In the space of those eight modest words, the Coalition is claiming legitimacy for the dismantling of the NHS as we know it. In its duplicity and cynicism, this is hard to match. Even were the proposal candid and honest, as such an enormous change requires, the Conservatives failed to win the election; less than one in four of the electorate voted for them. Nor is there any mention of the bill in the Coalition agreement. Asked why the plans were kept secret on the BBC’s This Week, Michael Portillo replied “they didn’t believe they could win an election if they told you what they were going to do”.
As to how the reforms will unfold, I suggested recently that the NHS would have its prices pegged artificially high to accommodate their new and supposedly more ‘efficient’ competitors: the private health firms. It has now emerged that “levelling the playing field” may instead be achieved by, in effect, artificially lowering private sector prices for tendering purposes. In the “Health and Social Care Bill 2011 Impact Assessment” document, it is alleged that for every £114 of costs incurred by private firms, the NHS would only pay £100. The alleged “distortions” responsible are the result of reality jarring against economic dogma – no private firm can match the NHS on price. In a forensic post in OurKingdom Brian Landers examines the absurdities of the argument here. The likely result will be that this “distortion” ratio will mean a bid of £114m from a private firm is ‘cheaper’ than a £100m bid from the NHS. This is the Orwellian world of market fundamentalism: 2 + 2 no longer equals 5, it equals 3.51.

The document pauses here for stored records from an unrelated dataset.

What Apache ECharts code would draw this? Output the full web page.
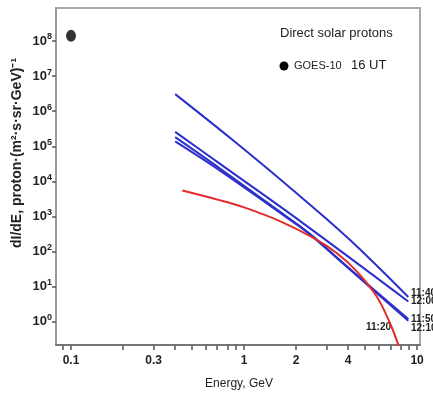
<!DOCTYPE html>
<html>
<head>
<meta charset="utf-8">
<script src="https://cdn.jsdelivr.net/npm/echarts@6/dist/echarts.min.js"></script>
<style>html,body{margin:0;padding:0;background:#fff}#c{width:433px;height:394px}</style>
</head>
<body>
<div id="c"></div>
<script>
// ---- data (energy in GeV, flux dI/dE) ----
const goesEnergy = [0.1];
const goesFlux = [1.4e8];

const energy1140 = [0.40, 0.85, 1.92, 4.0, 8.9];
const flux1140   = [3.06e6, 1.58e5, 5.6e3, 240, 5.1];

const energy1200 = [0.40, 0.73, 2.11, 8.9];
const flux1200   = [2.57e5, 3.1e4, 741, 3.8];

const energy1150 = [0.40, 0.73, 2.11, 2.52, 4.0, 8.9];
const flux1150   = [1.82e5, 2.29e4, 525, 263, 35.5, 1.2];

const energy1210 = [0.40, 0.73, 2.11, 2.52, 4.0, 8.9];
const flux1210   = [1.38e5, 2.0e4, 501, 251, 33.9, 1.07];

const energy1120 = [0.44, 0.73, 1.0, 1.61, 2.52, 3.43, 4.48, 5.85, 6.98, 7.8, 8.2];
const flux1120   = [5.5e3, 2.88e3, 1.82e3, 741, 245, 91.2, 27.5, 5.25, 0.91, 0.22, 0.1];

const xTickLabels = [0.1, 0.3, 1, 2, 4, 10];
const xTickMarks = [0.09, 0.1, 0.2, 0.3, 0.4, 0.5, 0.6, 0.7, 0.8, 0.9, 1, 2, 3, 4, 5, 6, 7, 8, 9, 10];
const yDecades = [0, 1, 2, 3, 4, 5, 6, 7, 8];

const L = Math.log10;
const pts = (e, f) => e.map((x, i) => [L(x), L(f[i])]);

const BLUE = '#2c2fcc';
const RED = '#e32b2b';
const FONT = 'Liberation Sans, Arial, sans-serif';

const chart = echarts.init(document.getElementById('c'));
const lineS = (name, e, f, color) => ({
  name, type: 'line', data: pts(e, f), smooth: 0.35, showSymbol: false,
  lineStyle: { color, width: 2 }, z: 3
});

chart.setOption({
  animation: false,
  backgroundColor: '#fff',
  grid: { left: 56, top: 8, right: 13, bottom: 49, show: true, borderColor: '#a8a8a8', borderWidth: 2 },
  xAxis: {
    type: 'value', min: L(0.0819), max: L(10.4),
    axisLine: { show: true, onZero: false, lineStyle: { color: '#777', width: 2 } },
    axisTick: { show: true, length: 5, lineStyle: { color: '#555', width: 1.5 }, customValues: xTickMarks.map(L) },
    axisLabel: {
      customValues: xTickLabels.map(L), margin: 10,
      formatter: v => { const e = Math.pow(10, v); return e < 1 ? e.toFixed(1) : String(Math.round(e)); },
      color: '#222', fontSize: 12, fontWeight: 'bold', fontFamily: FONT
    },
    splitLine: { show: false }
  },
  yAxis: {
    type: 'value', min: -0.66, max: 8.94,
    axisLine: { show: true, onZero: false, lineStyle: { color: '#999', width: 2 } },
    axisTick: { show: true, length: 4, lineStyle: { color: '#555', width: 1.5 }, customValues: yDecades },
    axisLabel: {
      customValues: yDecades, margin: 4,
      formatter: v => '{b|10}{s|' + Math.round(v) + '}',
      rich: {
        b: { fontSize: 13, fontWeight: 'bold', color: '#222', fontFamily: FONT },
        s: { fontSize: 9, fontWeight: 'bold', color: '#222', fontFamily: FONT, padding: [0, 0, 8, 0] }
      }
    },
    splitLine: { show: false }
  },
  series: [
    lineS('11:40', energy1140, flux1140, BLUE),
    lineS('12:00', energy1200, flux1200, BLUE),
    lineS('11:50', energy1150, flux1150, BLUE),
    lineS('12:10', energy1210, flux1210, BLUE),
    lineS('11:20', energy1120, flux1120, RED),
    { name: 'GOES-10', type: 'scatter', data: pts(goesEnergy, goesFlux), symbol: 'circle', symbolSize: [10, 12],
      itemStyle: { color: '#000' }, z: 4 }
  ],
  graphic: [
    { type: 'text', x: 17, y: 153, rotation: Math.PI / 2,
      style: { text: 'dI/dE, proton·(m²·s·sr·GeV)⁻¹', fontSize: 14, fontWeight: 'bold', fontFamily: FONT,
               fill: '#222', textAlign: 'center', textVerticalAlign: 'middle', letterSpacing: 0.8 } },
    { type: 'text', x: 239, y: 384,
      style: { text: 'Energy, GeV', fontSize: 12, fontFamily: FONT, fill: '#222', textAlign: 'center', textVerticalAlign: 'middle' } },
    { type: 'text', x: 280, y: 33,
      style: { text: 'Direct solar protons', fontSize: 13, fontFamily: FONT, fill: '#222', textAlign: 'left', textVerticalAlign: 'middle' } },
    { type: 'circle', shape: { cx: 284, cy: 66, r: 4.5 }, style: { fill: '#000' } },
    { type: 'text', x: 294, y: 66,
      style: { text: 'GOES-10', fontSize: 11, fontFamily: FONT, fill: '#222', textAlign: 'left', textVerticalAlign: 'middle' } },
    { type: 'text', x: 351, y: 65,
      style: { text: '16 UT', fontSize: 13, fontFamily: FONT, fill: '#222', textAlign: 'left', textVerticalAlign: 'middle' } },
    { type: 'text', x: 411, y: 293, style: { text: '11:40', fontSize: 10, fontWeight: 'bold', fontFamily: FONT, fill: '#222', textVerticalAlign: 'middle' } },
    { type: 'text', x: 411, y: 301, style: { text: '12:00', fontSize: 10, fontWeight: 'bold', fontFamily: FONT, fill: '#222', textVerticalAlign: 'middle' } },
    { type: 'text', x: 411, y: 319, style: { text: '11:50', fontSize: 10, fontWeight: 'bold', fontFamily: FONT, fill: '#222', textVerticalAlign: 'middle' } },
    { type: 'text', x: 411, y: 328, style: { text: '12:10', fontSize: 10, fontWeight: 'bold', fontFamily: FONT, fill: '#222', textVerticalAlign: 'middle' } },
    { type: 'text', x: 366, y: 327, style: { text: '11:20', fontSize: 10, fontWeight: 'bold', fontFamily: FONT, fill: '#222', textVerticalAlign: 'middle' } }
  ]
});
</script>
</body>
</html>
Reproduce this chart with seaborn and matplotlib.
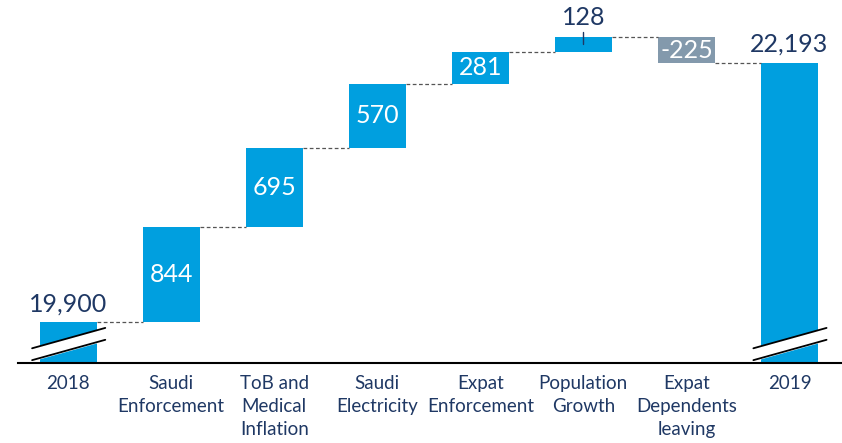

A market system relies on failure and its natural conclusion - oligopoly. When failure has shrunk the market far enough, lack of competition could see prices soaring. The “failure” of a hospital could also lead to some explosive scenarios. Not only will local residents have to travel much further away for treatment, but under our PFi commitments we could still be paying for those disused hospitals for decades. Health is too important to “fail”, rendering market solutions not only unwanted but dangerous.
Founded in 1948 when the nation faced far more severe economic pressures, the NHS remains the most substantial legacy of the post-war era. The neoliberal decades by contrast have produced not a single institution that bears comparison; the political class have instead busied themselves selling off the national inheritance, leaving nothing to future generations but debt. The NHS is now being privatised without a public mandate, in the face of warnings from across the medical profession and independent bodies and in clear breach of an electoral pledge. Both the Tory party and Lansley himself have received substantial payments from the firms who will profit from the break-up of our health service. We may not quite be an “elective dictatorship”, but this does have the feel of a nation sinking into an elective plutocracy.